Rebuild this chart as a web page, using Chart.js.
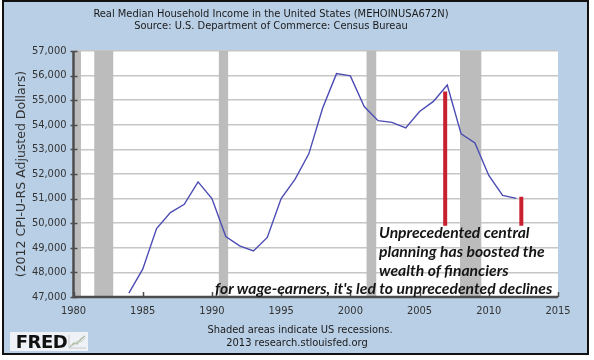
<!DOCTYPE html>
<html>
<head>
<meta charset="utf-8">
<script src="https://cdn.jsdelivr.net/npm/chart.js@4"></script>
<style>
    body { margin: 0; background: #fff; }
    #frame {
        position: absolute; left: 2px; top: 0; width: 587px; height: 355px;
        box-sizing: border-box; border: 2px solid #111; background: #b9cfe6;
    }
    #wrap { position: absolute; left: 0; top: 0; width: 594px; height: 360px; }
    .txt { position: absolute; white-space: nowrap; color: #1a1a1a; }
    .head { font-family: "DejaVu Sans Condensed", "DejaVu Sans", sans-serif; font-size: 11px; text-align: center; left: 0; width: 542px; }
    .foot { font-family: "DejaVu Sans Condensed", "DejaVu Sans", sans-serif; font-size: 11px; text-align: center; left: 0; width: 594px; }
    .note { font-family: Lato, "Open Sans", sans-serif; font-weight: bold; font-style: italic; font-size: 15.7px; color: #151515; }
    #logo {
        position: absolute; left: 10px; top: 332px; width: 78px; height: 19px;
        background: #eef2f6; font-family: "DejaVu Sans", sans-serif; font-weight: bold;
        font-size: 18px; line-height: 19px; letter-spacing: -0.5px; color: #111;
    }
    #logo svg { position: absolute; left: 58px; top: 2px; }
</style>
</head>
<body>
<div id="frame"></div>
<div id="wrap"><canvas id="fredChart" width="594" height="360"></canvas></div>

<div class="txt head" style="top:7px">Real Median Household Income in the United States (MEHOINUSA672N)</div>
<div class="txt head" style="top:19px">Source: U.S. Department of Commerce: Census Bureau</div>

<div class="txt note" style="left:379px; top:223px">Unprecedented central</div>
<div class="txt note" style="left:379px; top:242px">planning has boosted the</div>
<div class="txt note" style="left:379px; top:261px">wealth of financiers</div>
<div class="txt note" style="left:215px; top:279px">for wage-earners, it's led to unprecedented declines</div>

<div class="txt foot" style="top:323px; left:3px">Shaded areas indicate US recessions.</div>
<div class="txt foot" style="top:336px; left:0px">2013 research.stlouisfed.org</div>

<div id="logo">&nbsp;FRED<svg width="19" height="15" viewBox="0 0 19 15">
    <path d="M1 14 L18 14 M1 14 L1 1" stroke="#c9c9c9" stroke-width="1" fill="none"/>
    <path d="M2 13 L6 9 L9 10 L13 5 L17 2" stroke="#a9b9a0" stroke-width="1.3" fill="none"/>
    <path d="M2 12 L6 11 L9 7 L13 8 L17 4" stroke="#c7cfc0" stroke-width="1" fill="none"/>
</svg></div>

<script>
// annual values, 2012 CPI-U-RS dollars
const years = [1984, 1985, 1986, 1987, 1988, 1989, 1990, 1991, 1992, 1993,
    1994, 1995, 1996, 1997, 1998, 1999, 2000, 2001, 2002, 2003,
    2004, 2005, 2006, 2007, 2008, 2009, 2010, 2011, 2012];
const income = [47160, 48130, 49780, 50430, 50770, 51680, 51000, 49460, 49080, 48870,
    49420, 51000, 51780, 52820, 54680, 56080, 55990, 54740, 54170, 54100,
    53870, 54540, 54950, 55620, 53630, 53260, 51940, 51130, 51010];

// recession periods (fractional years)
const recessionStarts = [1980.0, 1981.5, 1990.5, 2001.17, 2007.92];
const recessionEnds = [1980.54, 1982.87, 1991.17, 2001.87, 2009.46];

// red marker bars added to the chart
const markerYears = [2006.85, 2012.35];
const markerTops = [55350, 51080];
const markerBottoms = [49900, 49900];

const xTickValues = [1980, 1985, 1990, 1995, 2000, 2005, 2010, 2015];
const yTickValues = [47000, 48000, 49000, 50000, 51000, 52000, 53000, 54000, 55000, 56000, 57000];

const fredPlugin = {
    id: 'fredPlugin',
    beforeDraw(chart) {
        const { ctx, chartArea: a } = chart;
        ctx.save();
        ctx.fillStyle = '#ffffff';
        ctx.fillRect(a.left, a.top, a.right - a.left, a.bottom - a.top);
        ctx.restore();
    },
    beforeDatasetsDraw(chart) {
        const { ctx, chartArea: a, scales } = chart;
        ctx.save();
        ctx.fillStyle = '#bcbcbc';
        for (let i = 0; i < recessionStarts.length; i++) {
            const x1 = scales.x.getPixelForValue(recessionStarts[i]);
            const x2 = scales.x.getPixelForValue(recessionEnds[i]);
            ctx.fillRect(x1, a.top, x2 - x1, a.bottom - a.top);
        }
        ctx.restore();
    },
    afterDatasetsDraw(chart) {
        const { ctx, chartArea: a, scales } = chart;
        ctx.save();
        ctx.strokeStyle = '#4d4d4d';
        ctx.lineWidth = 2.5;
        ctx.beginPath();
        ctx.moveTo(a.left, a.top);
        ctx.lineTo(a.left, a.bottom);
        ctx.lineTo(a.right, a.bottom);
        ctx.stroke();

        ctx.lineWidth = 1.5;
        ctx.beginPath();
        yTickValues.forEach(v => {
            const y = Math.round(scales.y.getPixelForValue(v)) + 0.5;
            ctx.moveTo(a.left - 3, y);
            ctx.lineTo(a.left + 4, y);
        });
        xTickValues.forEach(v => {
            const x = Math.round(scales.x.getPixelForValue(v)) + 0.5;
            ctx.moveTo(x, a.bottom);
            ctx.lineTo(x, a.bottom - 5);
        });
        ctx.stroke();
        ctx.restore();
    }
};

function initChart() {
    const ctx = document.getElementById('fredChart').getContext('2d');

    const markerSets = markerYears.map((yr, i) => ({
        data: [{ x: yr, y: markerTops[i] }, { x: yr, y: markerBottoms[i] }],
        borderColor: '#c8202e',
        borderWidth: 4,
        pointRadius: 0,
        borderCapStyle: 'butt'
    }));

    new Chart(ctx, {
        type: 'line',
        data: {
            datasets: [{
                label: 'MEHOINUSA672N',
                data: years.map((yr, i) => ({ x: yr, y: income[i] })),
                borderColor: '#4c4cb4',
                borderWidth: 1.4,
                pointRadius: 0,
                tension: 0
            }, ...markerSets]
        },
        options: {
            responsive: false,
            animation: false,
            devicePixelRatio: 1,
            layout: { padding: { top: 51, right: 36, bottom: 0, left: 0 } },
            plugins: {
                legend: { display: false },
                tooltip: { enabled: false }
            },
            scales: {
                x: {
                    type: 'linear',
                    min: 1980,
                    max: 2015,
                    afterFit: s => { s.height = 63; },
                    afterBuildTicks: s => { s.ticks = xTickValues.map(v => ({ value: v })); },
                    grid: { display: false, drawTicks: false },
                    border: { display: false },
                    ticks: {
                        padding: 8,
                        color: '#333',
                        autoSkip: false,
                        maxRotation: 0,
                        font: { family: '"DejaVu Sans Condensed", "DejaVu Sans"', size: 11 },
                        callback: v => String(v)
                    }
                },
                y: {
                    min: 47000,
                    max: 57000,
                    afterFit: s => { s.width = 73.5; },
                    afterBuildTicks: s => { s.ticks = yTickValues.map(v => ({ value: v })); },
                    grid: { color: '#c6c6c6', lineWidth: 1.5, drawTicks: false },
                    border: { display: false },
                    ticks: {
                        padding: 7,
                        color: '#333',
                        font: { family: '"DejaVu Sans Condensed", "DejaVu Sans"', size: 11 },
                        callback: v => v.toLocaleString('en-US')
                    },
                    title: {
                        display: true,
                        text: '(2012 CPI-U-RS Adjusted Dollars)',
                        color: '#333',
                        padding: { top: 14.5 },
                        font: { family: '"DejaVu Sans"', size: 12.5 }
                    }
                }
            }
        },
        plugins: [fredPlugin]
    });
}

window.onload = initChart;
</script>
</body>
</html>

——————

Except for the pictures, print the data above exactly.

Rebuild this chart as a web page, using Chart.js.
<!DOCTYPE html>
<html>
<head>
<meta charset="utf-8">
<script src="https://cdn.jsdelivr.net/npm/chart.js@4"></script>
<style>
    body { margin: 0; background: #fff; }
    #frame {
        position: absolute; left: 2px; top: 0; width: 587px; height: 355px;
        box-sizing: border-box; border: 2px solid #111; background: #b9cfe6;
    }
    #wrap { position: absolute; left: 0; top: 0; width: 594px; height: 360px; }
    .txt { position: absolute; white-space: nowrap; color: #1a1a1a; }
    .head { font-family: "DejaVu Sans Condensed", "DejaVu Sans", sans-serif; font-size: 11px; text-align: center; left: 0; width: 542px; }
    .foot { font-family: "DejaVu Sans Condensed", "DejaVu Sans", sans-serif; font-size: 11px; text-align: center; left: 0; width: 594px; }
    .note { font-family: Lato, "Open Sans", sans-serif; font-weight: bold; font-style: italic; font-size: 15.7px; color: #151515; }
    #logo {
        position: absolute; left: 10px; top: 332px; width: 78px; height: 19px;
        background: #eef2f6; font-family: "DejaVu Sans", sans-serif; font-weight: bold;
        font-size: 18px; line-height: 19px; letter-spacing: -0.5px; color: #111;
    }
    #logo svg { position: absolute; left: 58px; top: 2px; }
</style>
</head>
<body>
<div id="frame"></div>
<div id="wrap"><canvas id="fredChart" width="594" height="360"></canvas></div>

<div class="txt head" style="top:7px">Real Median Household Income in the United States (MEHOINUSA672N)</div>
<div class="txt head" style="top:19px">Source: U.S. Department of Commerce: Census Bureau</div>

<div class="txt note" style="left:379px; top:223px">Unprecedented central</div>
<div class="txt note" style="left:379px; top:242px">planning has boosted the</div>
<div class="txt note" style="left:379px; top:261px">wealth of financiers</div>
<div class="txt note" style="left:215px; top:279px">for wage-earners, it's led to unprecedented declines</div>

<div class="txt foot" style="top:323px; left:3px">Shaded areas indicate US recessions.</div>
<div class="txt foot" style="top:336px; left:0px">2013 research.stlouisfed.org</div>

<div id="logo">&nbsp;FRED<svg width="19" height="15" viewBox="0 0 19 15">
    <path d="M1 14 L18 14 M1 14 L1 1" stroke="#c9c9c9" stroke-width="1" fill="none"/>
    <path d="M2 13 L6 9 L9 10 L13 5 L17 2" stroke="#a9b9a0" stroke-width="1.3" fill="none"/>
    <path d="M2 12 L6 11 L9 7 L13 8 L17 4" stroke="#c7cfc0" stroke-width="1" fill="none"/>
</svg></div>

<script>
// annual values, 2012 CPI-U-RS dollars
const years = [1984, 1985, 1986, 1987, 1988, 1989, 1990, 1991, 1992, 1993,
    1994, 1995, 1996, 1997, 1998, 1999, 2000, 2001, 2002, 2003,
    2004, 2005, 2006, 2007, 2008, 2009, 2010, 2011, 2012];
const income = [47160, 48130, 49780, 50430, 50770, 51680, 51000, 49460, 49080, 48870,
    49420, 51000, 51780, 52820, 54680, 56080, 55990, 54740, 54170, 54100,
    53870, 54540, 54950, 55620, 53630, 53260, 51940, 51130, 51010];

// recession periods (fractional years)
const recessionStarts = [1980.0, 1981.5, 1990.5, 2001.17, 2007.92];
const recessionEnds = [1980.54, 1982.87, 1991.17, 2001.87, 2009.46];

// red marker bars added to the chart
const markerYears = [2006.85, 2012.35];
const markerTops = [55350, 51080];
const markerBottoms = [49900, 49900];

const xTickValues = [1980, 1985, 1990, 1995, 2000, 2005, 2010, 2015];
const yTickValues = [47000, 48000, 49000, 50000, 51000, 52000, 53000, 54000, 55000, 56000, 57000];

const fredPlugin = {
    id: 'fredPlugin',
    beforeDraw(chart) {
        const { ctx, chartArea: a } = chart;
        ctx.save();
        ctx.fillStyle = '#ffffff';
        ctx.fillRect(a.left, a.top, a.right - a.left, a.bottom - a.top);
        ctx.restore();
    },
    beforeDatasetsDraw(chart) {
        const { ctx, chartArea: a, scales } = chart;
        ctx.save();
        ctx.fillStyle = '#bcbcbc';
        for (let i = 0; i < recessionStarts.length; i++) {
            const x1 = scales.x.getPixelForValue(recessionStarts[i]);
            const x2 = scales.x.getPixelForValue(recessionEnds[i]);
            ctx.fillRect(x1, a.top, x2 - x1, a.bottom - a.top);
        }
        ctx.restore();
    },
    afterDatasetsDraw(chart) {
        const { ctx, chartArea: a, scales } = chart;
        ctx.save();
        ctx.strokeStyle = '#4d4d4d';
        ctx.lineWidth = 2.5;
        ctx.beginPath();
        ctx.moveTo(a.left, a.top);
        ctx.lineTo(a.left, a.bottom);
        ctx.lineTo(a.right, a.bottom);
        ctx.stroke();

        ctx.lineWidth = 1.5;
        ctx.beginPath();
        yTickValues.forEach(v => {
            const y = Math.round(scales.y.getPixelForValue(v)) + 0.5;
            ctx.moveTo(a.left - 3, y);
            ctx.lineTo(a.left + 4, y);
        });
        xTickValues.forEach(v => {
            const x = Math.round(scales.x.getPixelForValue(v)) + 0.5;
            ctx.moveTo(x, a.bottom);
            ctx.lineTo(x, a.bottom - 5);
        });
        ctx.stroke();
        ctx.restore();
    }
};

function initChart() {
    const ctx = document.getElementById('fredChart').getContext('2d');

    const markerSets = markerYears.map((yr, i) => ({
        data: [{ x: yr, y: markerTops[i] }, { x: yr, y: markerBottoms[i] }],
        borderColor: '#c8202e',
        borderWidth: 4,
        pointRadius: 0,
        borderCapStyle: 'butt'
    }));

    new Chart(ctx, {
        type: 'line',
        data: {
            datasets: [{
                label: 'MEHOINUSA672N',
                data: years.map((yr, i) => ({ x: yr, y: income[i] })),
                borderColor: '#4c4cb4',
                borderWidth: 1.4,
                pointRadius: 0,
                tension: 0
            }, ...markerSets]
        },
        options: {
            responsive: false,
            animation: false,
            devicePixelRatio: 1,
            layout: { padding: { top: 51, right: 36, bottom: 0, left: 0 } },
            plugins: {
                legend: { display: false },
                tooltip: { enabled: false }
            },
            scales: {
                x: {
                    type: 'linear',
                    min: 1980,
                    max: 2015,
                    afterFit: s => { s.height = 63; },
                    afterBuildTicks: s => { s.ticks = xTickValues.map(v => ({ value: v })); },
                    grid: { display: false, drawTicks: false },
                    border: { display: false },
                    ticks: {
                        padding: 8,
                        color: '#333',
                        autoSkip: false,
                        maxRotation: 0,
                        font: { family: '"DejaVu Sans Condensed", "DejaVu Sans"', size: 11 },
                        callback: v => String(v)
                    }
                },
                y: {
                    min: 47000,
                    max: 57000,
                    afterFit: s => { s.width = 73.5; },
                    afterBuildTicks: s => { s.ticks = yTickValues.map(v => ({ value: v })); },
                    grid: { color: '#c6c6c6', lineWidth: 1.5, drawTicks: false },
                    border: { display: false },
                    ticks: {
                        padding: 7,
                        color: '#333',
                        font: { family: '"DejaVu Sans Condensed", "DejaVu Sans"', size: 11 },
                        callback: v => v.toLocaleString('en-US')
                    },
                    title: {
                        display: true,
                        text: '(2012 CPI-U-RS Adjusted Dollars)',
                        color: '#333',
                        padding: { top: 14.5 },
                        font: { family: '"DejaVu Sans"', size: 12.5 }
                    }
                }
            }
        },
        plugins: [fredPlugin]
    });
}

window.onload = initChart;
</script>
</body>
</html>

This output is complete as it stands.